● Task objective
Starting from the top of the material, restate each line exactly until the line that contains "(job.south) -- (print.north);", which is also copied. Pictures are excluded.

● Source excerpt

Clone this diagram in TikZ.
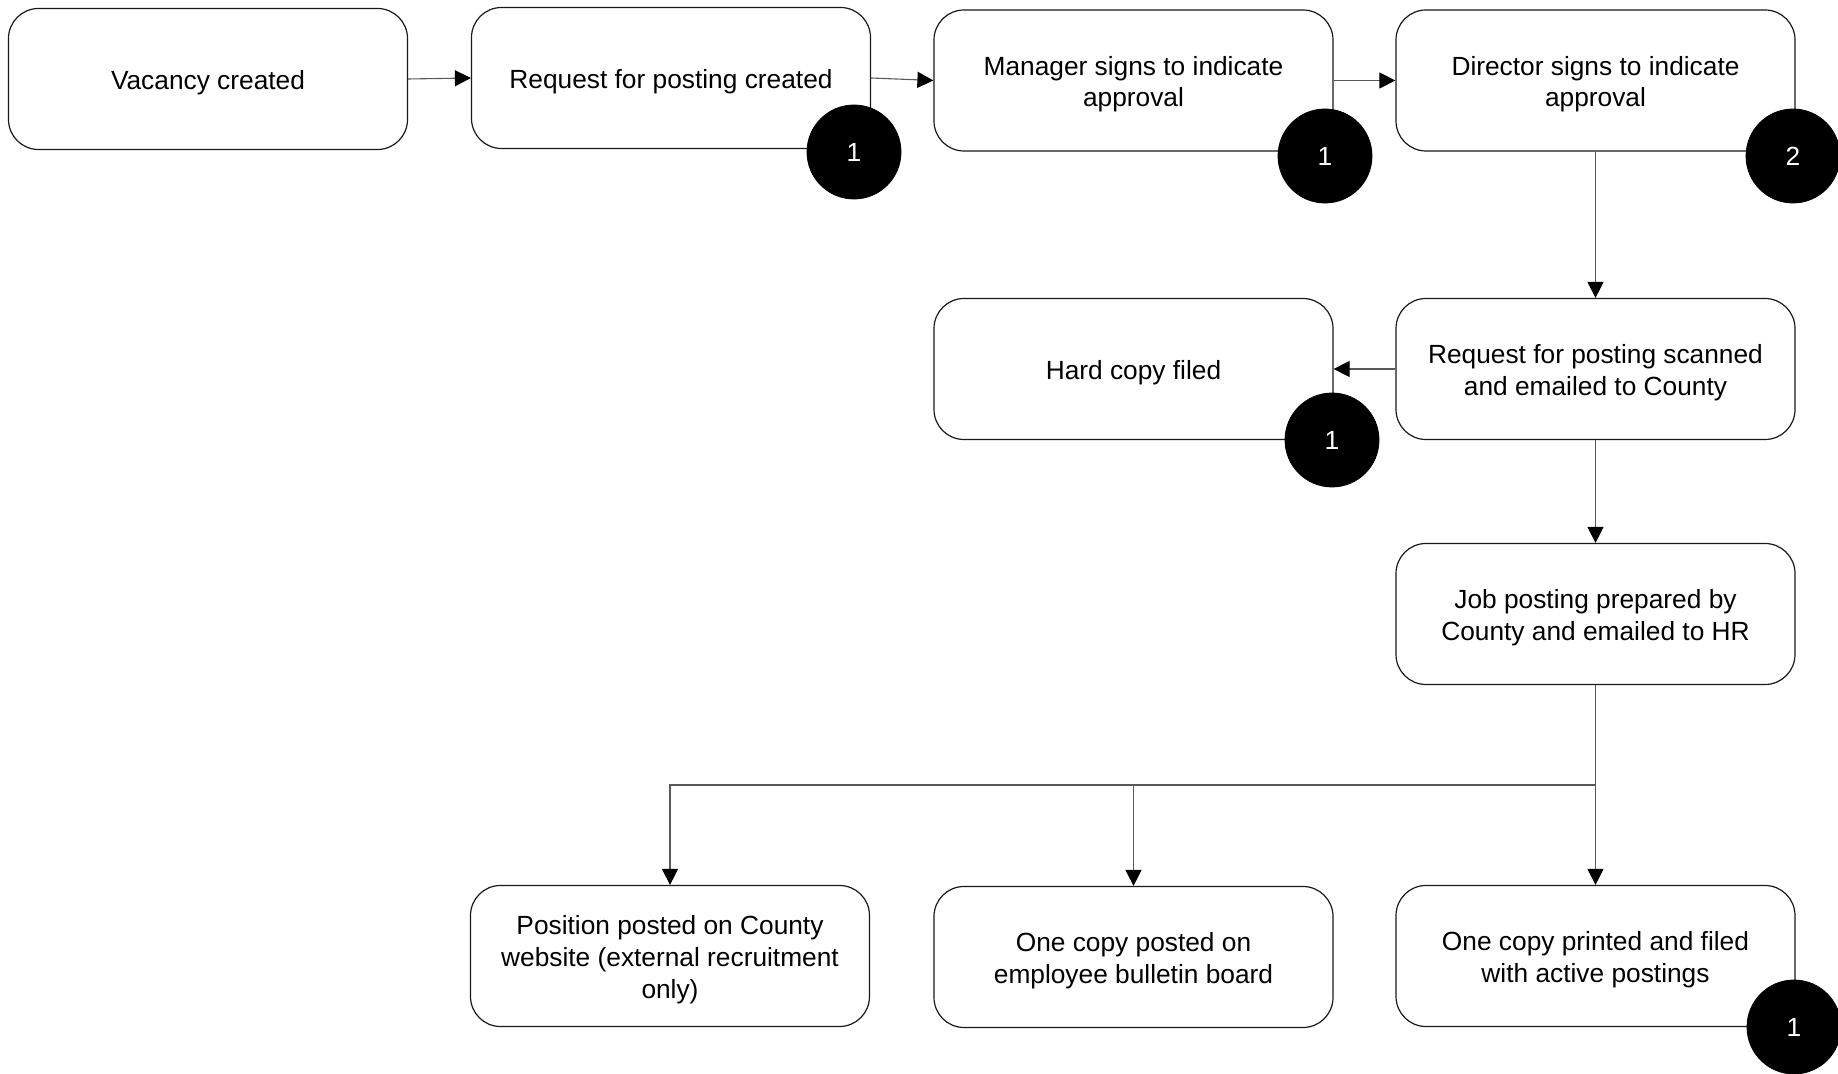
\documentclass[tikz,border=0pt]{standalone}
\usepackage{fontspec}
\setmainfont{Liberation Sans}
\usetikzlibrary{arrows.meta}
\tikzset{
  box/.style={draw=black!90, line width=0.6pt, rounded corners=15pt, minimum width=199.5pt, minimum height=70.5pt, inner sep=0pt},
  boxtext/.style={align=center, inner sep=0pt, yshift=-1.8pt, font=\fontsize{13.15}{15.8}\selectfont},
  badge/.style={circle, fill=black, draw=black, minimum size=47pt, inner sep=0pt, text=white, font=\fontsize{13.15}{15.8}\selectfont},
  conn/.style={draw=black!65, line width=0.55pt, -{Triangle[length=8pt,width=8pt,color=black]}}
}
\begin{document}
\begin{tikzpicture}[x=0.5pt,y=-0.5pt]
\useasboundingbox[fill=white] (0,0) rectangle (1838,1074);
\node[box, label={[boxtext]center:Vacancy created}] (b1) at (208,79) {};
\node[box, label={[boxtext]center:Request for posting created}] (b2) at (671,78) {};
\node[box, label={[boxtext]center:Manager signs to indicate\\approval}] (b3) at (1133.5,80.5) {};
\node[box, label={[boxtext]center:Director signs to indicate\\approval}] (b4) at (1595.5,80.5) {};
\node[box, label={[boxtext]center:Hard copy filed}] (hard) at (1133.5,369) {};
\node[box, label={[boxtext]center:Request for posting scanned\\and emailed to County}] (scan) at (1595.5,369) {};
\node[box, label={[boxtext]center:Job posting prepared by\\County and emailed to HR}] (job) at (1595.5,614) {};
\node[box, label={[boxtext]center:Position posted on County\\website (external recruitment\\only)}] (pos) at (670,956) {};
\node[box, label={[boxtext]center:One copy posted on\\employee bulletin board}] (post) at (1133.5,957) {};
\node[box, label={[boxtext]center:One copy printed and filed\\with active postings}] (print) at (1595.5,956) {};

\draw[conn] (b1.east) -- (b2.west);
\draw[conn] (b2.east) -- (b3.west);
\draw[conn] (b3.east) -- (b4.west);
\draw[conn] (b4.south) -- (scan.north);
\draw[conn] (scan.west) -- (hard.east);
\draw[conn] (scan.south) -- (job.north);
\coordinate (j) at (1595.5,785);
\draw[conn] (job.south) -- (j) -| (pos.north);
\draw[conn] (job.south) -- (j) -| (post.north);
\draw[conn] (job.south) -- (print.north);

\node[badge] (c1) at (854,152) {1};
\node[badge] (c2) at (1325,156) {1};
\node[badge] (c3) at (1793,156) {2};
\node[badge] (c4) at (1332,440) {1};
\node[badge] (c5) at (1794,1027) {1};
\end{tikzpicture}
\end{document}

● Response below
Clone this diagram in TikZ.
\documentclass[tikz,border=0pt]{standalone}
\usepackage{fontspec}
\setmainfont{Liberation Sans}
\usetikzlibrary{arrows.meta}
\tikzset{
  box/.style={draw=black!90, line width=0.6pt, rounded corners=15pt, minimum width=199.5pt, minimum height=70.5pt, inner sep=0pt},
  boxtext/.style={align=center, inner sep=0pt, yshift=-1.8pt, font=\fontsize{13.15}{15.8}\selectfont},
  badge/.style={circle, fill=black, draw=black, minimum size=47pt, inner sep=0pt, text=white, font=\fontsize{13.15}{15.8}\selectfont},
  conn/.style={draw=black!65, line width=0.55pt, -{Triangle[length=8pt,width=8pt,color=black]}}
}
\begin{document}
\begin{tikzpicture}[x=0.5pt,y=-0.5pt]
\useasboundingbox[fill=white] (0,0) rectangle (1838,1074);
\node[box, label={[boxtext]center:Vacancy created}] (b1) at (208,79) {};
\node[box, label={[boxtext]center:Request for posting created}] (b2) at (671,78) {};
\node[box, label={[boxtext]center:Manager signs to indicate\\approval}] (b3) at (1133.5,80.5) {};
\node[box, label={[boxtext]center:Director signs to indicate\\approval}] (b4) at (1595.5,80.5) {};
\node[box, label={[boxtext]center:Hard copy filed}] (hard) at (1133.5,369) {};
\node[box, label={[boxtext]center:Request for posting scanned\\and emailed to County}] (scan) at (1595.5,369) {};
\node[box, label={[boxtext]center:Job posting prepared by\\County and emailed to HR}] (job) at (1595.5,614) {};
\node[box, label={[boxtext]center:Position posted on County\\website (external recruitment\\only)}] (pos) at (670,956) {};
\node[box, label={[boxtext]center:One copy posted on\\employee bulletin board}] (post) at (1133.5,957) {};
\node[box, label={[boxtext]center:One copy printed and filed\\with active postings}] (print) at (1595.5,956) {};

\draw[conn] (b1.east) -- (b2.west);
\draw[conn] (b2.east) -- (b3.west);
\draw[conn] (b3.east) -- (b4.west);
\draw[conn] (b4.south) -- (scan.north);
\draw[conn] (scan.west) -- (hard.east);
\draw[conn] (scan.south) -- (job.north);
\coordinate (j) at (1595.5,785);
\draw[conn] (job.south) -- (j) -| (pos.north);
\draw[conn] (job.south) -- (j) -| (post.north);
\draw[conn] (job.south) -- (print.north);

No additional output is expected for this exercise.